::: Records to process
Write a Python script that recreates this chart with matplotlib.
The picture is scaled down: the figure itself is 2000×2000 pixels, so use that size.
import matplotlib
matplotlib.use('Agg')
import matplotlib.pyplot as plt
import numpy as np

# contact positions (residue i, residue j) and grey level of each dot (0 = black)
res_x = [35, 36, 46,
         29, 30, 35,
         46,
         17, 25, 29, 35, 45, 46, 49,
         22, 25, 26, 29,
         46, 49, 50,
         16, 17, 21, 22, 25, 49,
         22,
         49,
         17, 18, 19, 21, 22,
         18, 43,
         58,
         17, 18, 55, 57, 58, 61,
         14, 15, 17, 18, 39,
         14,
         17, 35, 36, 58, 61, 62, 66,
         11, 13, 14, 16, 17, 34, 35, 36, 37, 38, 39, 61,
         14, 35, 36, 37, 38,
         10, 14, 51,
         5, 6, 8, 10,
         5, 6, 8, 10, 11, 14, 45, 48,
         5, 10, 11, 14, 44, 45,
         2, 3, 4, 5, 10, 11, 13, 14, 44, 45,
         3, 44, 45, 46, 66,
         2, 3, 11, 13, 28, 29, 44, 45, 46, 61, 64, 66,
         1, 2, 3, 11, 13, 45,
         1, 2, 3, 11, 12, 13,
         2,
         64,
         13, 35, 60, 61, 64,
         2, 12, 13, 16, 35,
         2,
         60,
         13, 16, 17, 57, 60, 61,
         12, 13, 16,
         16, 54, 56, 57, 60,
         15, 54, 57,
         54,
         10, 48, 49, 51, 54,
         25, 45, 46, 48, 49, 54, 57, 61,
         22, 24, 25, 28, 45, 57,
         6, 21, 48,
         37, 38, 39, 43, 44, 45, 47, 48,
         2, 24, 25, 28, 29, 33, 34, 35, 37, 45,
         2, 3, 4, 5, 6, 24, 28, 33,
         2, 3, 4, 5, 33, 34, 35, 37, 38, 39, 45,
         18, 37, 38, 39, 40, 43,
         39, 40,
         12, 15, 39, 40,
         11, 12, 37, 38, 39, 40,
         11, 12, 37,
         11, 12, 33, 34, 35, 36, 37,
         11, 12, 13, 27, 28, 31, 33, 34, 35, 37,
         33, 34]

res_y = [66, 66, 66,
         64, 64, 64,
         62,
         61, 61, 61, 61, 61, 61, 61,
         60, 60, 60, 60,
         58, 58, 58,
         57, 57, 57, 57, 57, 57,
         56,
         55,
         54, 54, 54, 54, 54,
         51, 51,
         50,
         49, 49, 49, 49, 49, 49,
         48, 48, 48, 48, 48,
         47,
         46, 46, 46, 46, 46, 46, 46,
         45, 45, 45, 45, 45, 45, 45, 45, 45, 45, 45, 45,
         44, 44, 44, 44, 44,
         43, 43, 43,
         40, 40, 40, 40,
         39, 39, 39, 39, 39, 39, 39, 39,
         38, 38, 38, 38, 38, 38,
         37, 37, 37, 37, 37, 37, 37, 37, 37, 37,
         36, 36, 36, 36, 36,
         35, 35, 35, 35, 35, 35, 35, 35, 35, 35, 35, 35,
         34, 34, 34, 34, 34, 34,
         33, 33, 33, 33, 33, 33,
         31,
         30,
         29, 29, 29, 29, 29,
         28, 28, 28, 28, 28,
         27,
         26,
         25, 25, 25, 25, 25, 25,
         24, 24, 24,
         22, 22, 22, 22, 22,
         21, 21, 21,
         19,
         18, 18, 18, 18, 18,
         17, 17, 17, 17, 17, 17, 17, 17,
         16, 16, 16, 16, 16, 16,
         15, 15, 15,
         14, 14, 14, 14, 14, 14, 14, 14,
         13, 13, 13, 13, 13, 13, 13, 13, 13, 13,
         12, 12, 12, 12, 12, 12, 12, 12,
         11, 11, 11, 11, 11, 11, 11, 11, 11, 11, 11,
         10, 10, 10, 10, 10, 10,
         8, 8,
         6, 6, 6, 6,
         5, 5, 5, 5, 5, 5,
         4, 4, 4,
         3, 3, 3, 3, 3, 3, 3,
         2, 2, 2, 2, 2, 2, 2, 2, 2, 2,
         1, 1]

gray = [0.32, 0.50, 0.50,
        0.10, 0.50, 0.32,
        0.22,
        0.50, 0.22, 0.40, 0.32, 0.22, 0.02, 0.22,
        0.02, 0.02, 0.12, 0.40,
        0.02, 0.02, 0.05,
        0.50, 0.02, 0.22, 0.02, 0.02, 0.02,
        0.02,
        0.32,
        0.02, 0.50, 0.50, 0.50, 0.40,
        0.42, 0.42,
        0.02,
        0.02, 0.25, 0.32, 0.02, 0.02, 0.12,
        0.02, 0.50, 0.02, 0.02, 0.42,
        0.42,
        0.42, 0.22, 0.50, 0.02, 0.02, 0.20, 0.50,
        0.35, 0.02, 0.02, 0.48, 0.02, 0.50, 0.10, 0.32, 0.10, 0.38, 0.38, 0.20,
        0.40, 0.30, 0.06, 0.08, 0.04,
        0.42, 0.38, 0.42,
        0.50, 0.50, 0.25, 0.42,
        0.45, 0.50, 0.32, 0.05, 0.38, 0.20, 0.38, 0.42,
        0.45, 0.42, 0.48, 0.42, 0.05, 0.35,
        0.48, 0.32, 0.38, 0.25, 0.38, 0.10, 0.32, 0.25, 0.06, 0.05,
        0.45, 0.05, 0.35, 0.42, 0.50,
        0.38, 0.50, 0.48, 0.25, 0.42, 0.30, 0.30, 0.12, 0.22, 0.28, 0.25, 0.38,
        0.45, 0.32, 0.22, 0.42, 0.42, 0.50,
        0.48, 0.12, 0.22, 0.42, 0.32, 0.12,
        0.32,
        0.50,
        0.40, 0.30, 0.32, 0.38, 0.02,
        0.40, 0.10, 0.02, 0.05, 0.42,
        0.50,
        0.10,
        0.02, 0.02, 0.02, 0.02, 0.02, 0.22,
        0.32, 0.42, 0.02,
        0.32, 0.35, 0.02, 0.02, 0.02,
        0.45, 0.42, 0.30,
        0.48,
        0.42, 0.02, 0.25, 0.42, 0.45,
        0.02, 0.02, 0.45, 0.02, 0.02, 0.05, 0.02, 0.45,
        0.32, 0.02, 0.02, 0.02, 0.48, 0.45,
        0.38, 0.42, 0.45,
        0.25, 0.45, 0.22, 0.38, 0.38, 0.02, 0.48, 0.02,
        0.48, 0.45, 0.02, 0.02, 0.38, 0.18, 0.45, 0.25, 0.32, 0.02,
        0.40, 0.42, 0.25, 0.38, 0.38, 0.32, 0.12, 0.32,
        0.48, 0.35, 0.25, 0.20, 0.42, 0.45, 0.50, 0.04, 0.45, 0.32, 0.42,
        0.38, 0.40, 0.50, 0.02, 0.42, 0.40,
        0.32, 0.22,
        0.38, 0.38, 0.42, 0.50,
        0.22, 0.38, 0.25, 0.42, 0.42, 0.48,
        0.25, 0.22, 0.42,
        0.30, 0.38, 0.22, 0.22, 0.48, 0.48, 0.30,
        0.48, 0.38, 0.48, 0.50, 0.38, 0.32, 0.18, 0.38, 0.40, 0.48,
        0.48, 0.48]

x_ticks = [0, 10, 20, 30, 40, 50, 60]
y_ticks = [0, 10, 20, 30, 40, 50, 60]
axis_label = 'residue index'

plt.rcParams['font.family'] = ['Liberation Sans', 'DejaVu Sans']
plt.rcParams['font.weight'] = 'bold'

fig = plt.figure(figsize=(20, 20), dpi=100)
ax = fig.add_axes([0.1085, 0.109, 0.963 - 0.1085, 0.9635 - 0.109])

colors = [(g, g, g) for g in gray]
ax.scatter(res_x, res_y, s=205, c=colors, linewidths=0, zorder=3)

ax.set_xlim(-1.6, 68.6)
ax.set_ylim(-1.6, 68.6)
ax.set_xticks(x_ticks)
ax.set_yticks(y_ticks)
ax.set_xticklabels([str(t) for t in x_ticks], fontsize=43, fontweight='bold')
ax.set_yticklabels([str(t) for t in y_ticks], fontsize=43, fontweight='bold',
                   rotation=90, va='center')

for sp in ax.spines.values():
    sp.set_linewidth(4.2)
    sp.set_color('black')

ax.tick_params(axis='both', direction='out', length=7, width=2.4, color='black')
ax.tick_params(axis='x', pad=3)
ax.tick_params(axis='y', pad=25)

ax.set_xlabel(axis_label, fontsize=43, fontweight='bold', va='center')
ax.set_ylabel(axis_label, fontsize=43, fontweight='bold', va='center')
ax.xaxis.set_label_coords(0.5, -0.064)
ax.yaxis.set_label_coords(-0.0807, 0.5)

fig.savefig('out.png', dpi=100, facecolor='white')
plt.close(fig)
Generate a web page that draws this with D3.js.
::::::
* _Task directions_
Lines from the start of the material above through the line containing "import numpy as np" are to be duplicated exactly, and only those.

* _Task solution_
Write a Python script that recreates this chart with matplotlib.
The picture is scaled down: the figure itself is 2000×2000 pixels, so use that size.
import matplotlib
matplotlib.use('Agg')
import matplotlib.pyplot as plt
import numpy as np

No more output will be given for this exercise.